Howard sat out against the Minnesota Timberwolves on Friday after aggravating his torn labrum against Phoenix Suns Wednesday. Howard returned to Los Angeles to undergo platelet-rich plasma therapy, but is expected to rejoin the team in Detroit, according to Dave McMenamin of ESPN Los Angeles.
But even though Howard is getting treatment, it’s unknown as to when he’ll be able to take the floor for the 21-26 Lakers.
“He said there was pain in there, so he’ll play when there’s no pain,” said head coach Mike D’Antoni via McMenamim’s report. “I don’t think they know only because you just don’t know when the pain goes away. Now, he said it felt a little bit like the first time (he hurt it), which leads to three games, but I don’t think he knows. I don’t think anybody knows.”
While Howard is out, Gasol—who had been coming off the bench—will be starting. Gasol played very well in 37 minutes for Los Angeles against Minnesota, scoring 22 points and grabbing 12 rebounds.
But don’t rule out Pau Gasol.
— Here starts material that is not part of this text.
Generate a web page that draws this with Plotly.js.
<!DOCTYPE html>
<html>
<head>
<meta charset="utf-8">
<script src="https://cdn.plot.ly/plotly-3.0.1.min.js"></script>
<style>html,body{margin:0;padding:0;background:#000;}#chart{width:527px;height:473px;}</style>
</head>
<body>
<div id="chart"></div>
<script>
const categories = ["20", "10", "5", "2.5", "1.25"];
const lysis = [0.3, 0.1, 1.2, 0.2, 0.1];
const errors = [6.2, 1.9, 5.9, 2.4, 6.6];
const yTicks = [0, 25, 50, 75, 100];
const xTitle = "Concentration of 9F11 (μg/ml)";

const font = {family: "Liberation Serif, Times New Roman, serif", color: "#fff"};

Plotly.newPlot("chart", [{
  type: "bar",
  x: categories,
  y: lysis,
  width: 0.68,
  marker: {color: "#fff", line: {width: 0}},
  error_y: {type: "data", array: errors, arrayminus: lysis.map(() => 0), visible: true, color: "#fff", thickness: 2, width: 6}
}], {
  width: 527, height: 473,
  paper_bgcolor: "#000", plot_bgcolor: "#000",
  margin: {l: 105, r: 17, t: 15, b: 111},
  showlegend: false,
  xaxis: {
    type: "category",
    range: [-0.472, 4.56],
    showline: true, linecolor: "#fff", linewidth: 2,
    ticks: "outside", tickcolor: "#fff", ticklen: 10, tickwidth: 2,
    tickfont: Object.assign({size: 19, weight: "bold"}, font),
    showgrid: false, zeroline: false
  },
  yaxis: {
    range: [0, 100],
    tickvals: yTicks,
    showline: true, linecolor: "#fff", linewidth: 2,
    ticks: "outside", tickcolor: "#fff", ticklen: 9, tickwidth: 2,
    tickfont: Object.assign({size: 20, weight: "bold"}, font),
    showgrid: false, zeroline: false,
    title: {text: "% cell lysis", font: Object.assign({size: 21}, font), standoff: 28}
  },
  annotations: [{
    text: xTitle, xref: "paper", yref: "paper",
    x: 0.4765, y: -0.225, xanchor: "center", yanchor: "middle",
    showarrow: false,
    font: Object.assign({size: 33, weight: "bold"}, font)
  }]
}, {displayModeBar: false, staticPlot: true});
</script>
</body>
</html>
Lakers GM Mitch Kupchak knows how to execute a big deal, and the season-ending back injury to Celtics rookie forward Jared Sullinger makes Boston even more active in trade talks.
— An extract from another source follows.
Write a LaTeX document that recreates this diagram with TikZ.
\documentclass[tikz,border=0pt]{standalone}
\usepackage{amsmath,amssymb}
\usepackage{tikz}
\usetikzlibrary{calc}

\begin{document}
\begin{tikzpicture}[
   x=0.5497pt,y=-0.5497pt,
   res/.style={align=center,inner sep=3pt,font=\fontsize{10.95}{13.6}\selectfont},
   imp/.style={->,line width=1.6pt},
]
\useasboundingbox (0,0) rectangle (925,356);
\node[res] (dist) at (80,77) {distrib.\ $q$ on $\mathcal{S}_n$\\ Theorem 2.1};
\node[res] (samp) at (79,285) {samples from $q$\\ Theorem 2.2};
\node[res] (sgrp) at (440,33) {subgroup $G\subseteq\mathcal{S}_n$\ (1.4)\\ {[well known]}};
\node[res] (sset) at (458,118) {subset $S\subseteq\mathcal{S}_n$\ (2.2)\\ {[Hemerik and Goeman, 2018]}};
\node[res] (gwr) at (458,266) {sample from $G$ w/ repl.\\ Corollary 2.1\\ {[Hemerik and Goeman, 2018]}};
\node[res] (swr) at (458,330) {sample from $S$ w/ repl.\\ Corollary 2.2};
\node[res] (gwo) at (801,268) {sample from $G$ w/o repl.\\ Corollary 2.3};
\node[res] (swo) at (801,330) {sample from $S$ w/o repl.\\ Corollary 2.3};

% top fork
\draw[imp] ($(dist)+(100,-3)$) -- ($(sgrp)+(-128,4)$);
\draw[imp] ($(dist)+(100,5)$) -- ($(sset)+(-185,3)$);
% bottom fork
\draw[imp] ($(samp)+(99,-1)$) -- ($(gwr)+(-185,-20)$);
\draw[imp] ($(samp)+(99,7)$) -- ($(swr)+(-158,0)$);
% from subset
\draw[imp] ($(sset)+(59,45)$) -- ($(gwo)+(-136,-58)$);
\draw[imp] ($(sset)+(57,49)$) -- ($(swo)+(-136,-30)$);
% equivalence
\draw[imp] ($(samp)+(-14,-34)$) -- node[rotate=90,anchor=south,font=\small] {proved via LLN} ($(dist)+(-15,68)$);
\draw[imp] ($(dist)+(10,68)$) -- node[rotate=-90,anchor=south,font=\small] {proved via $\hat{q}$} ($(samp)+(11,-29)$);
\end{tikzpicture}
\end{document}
While the Lakers may have burned some bridges with Gasol of the last few months, they have to take Howard’s health into consideration before pulling the trigger on any trade.
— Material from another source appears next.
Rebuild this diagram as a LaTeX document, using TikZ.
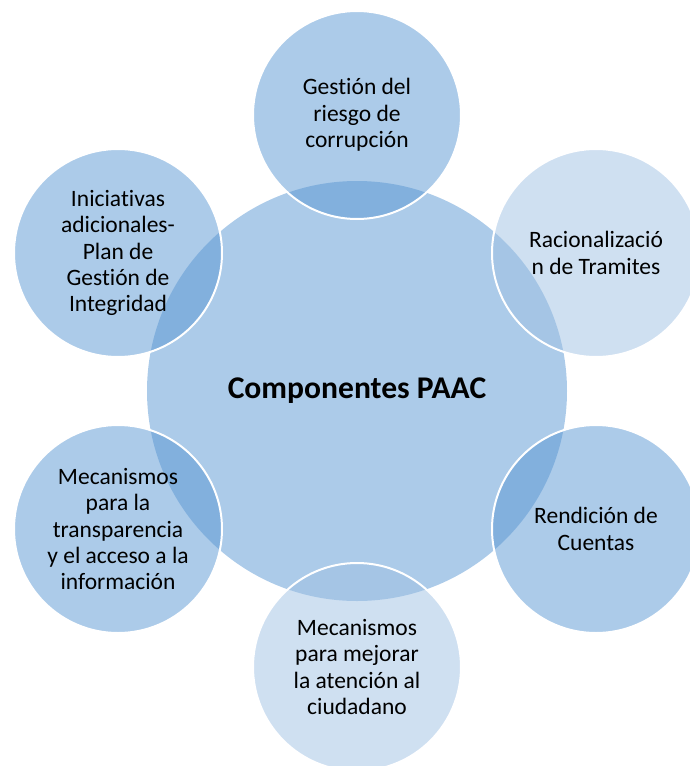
\documentclass[tikz,border=0pt]{standalone}
\usepackage{fontspec}
\setmainfont{Carlito}[Ligatures=NoCommon]
\usepackage{tikz}

\definecolor{hubblue}{RGB}{172,203,233}
\definecolor{darkblue}{RGB}{89,151,211}
\definecolor{lightblue}{RGB}{159,193,227}

\begin{document}
\begin{tikzpicture}[x=1pt,y=-1pt,
                    hub/.style={circle,fill=hubblue,minimum size=420pt,inner sep=0pt,
                      font=\bfseries\fontsize{31.6}{36}\selectfont},
                    part/.style={circle,draw=white,line width=2pt,minimum size=208pt,inner sep=0pt,
                      fill opacity=0.5,text opacity=1,align=center,
                      font=\fontsize{23.5}{26.3}\selectfont},
                    dark/.style={part,fill=darkblue},
                    light/.style={part,fill=lightblue}]

	\useasboundingbox (0,0) rectangle (689,766);

	\node[hub] (paac) at (357,391) {Componentes PAAC};

	\node[dark]  (riesgo)      at (357,115) {Gestión del\\riesgo de\\corrupción};
	\node[light] (tramites)    at (596,253) {Racionalizació\\n de Tramites};
	\node[dark]  (cuentas)     at (596,529) {Rendición de\\Cuentas};
	\node[light] (atencion)    at (357,667) {Mecanismos\\para mejorar\\la atención al\\ciudadano};
	\node[dark]  (transparencia) at (118,529) {Mecanismos\\para la\\transparencia\\y el acceso a la\\información};
	\node[dark]  (integridad)  at (118,253) {Iniciativas\\adicionales-\\Plan de\\Gestión de\\Integridad};

\end{tikzpicture}
\end{document}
Should the Los Angeles Lakers trade Pau Gasol?
Even with Howard, Los Angeles does not have a lot of depth down low. Outside of Howard and Gasol, only Antawn Jamison and Robert Sacre to play on the low post. If Howard’s out for an extended period of time and the Lakers trade Gasol that leaves Jamison and Sacre as the somewhat likely starters—and that certainly won’t cut it.
The problem is the trade deadline is approaching and Los Angeles is going to have to make a decision that it won’t be that informed about. The Lakers can trade Gasol, thinking that Howard will be fine in a few days and that he’ll re-sign in the offseason. Los Angeles could also hang onto Gasol in case Howard isn’t fine and the Lakers decide to let him walk in free agency.
In all seriousness, how much better is a torn labrum going to get without having it surgically repaired? Having a procedure like that done would likely cost Howard a couple of months and certainly millions of dollars off his next contract.
With Howard’s health still in question—as it likely will be for the rest of the year—the Lakers can’t even ponder trading Gasol. He’s much too valuable for them to give up.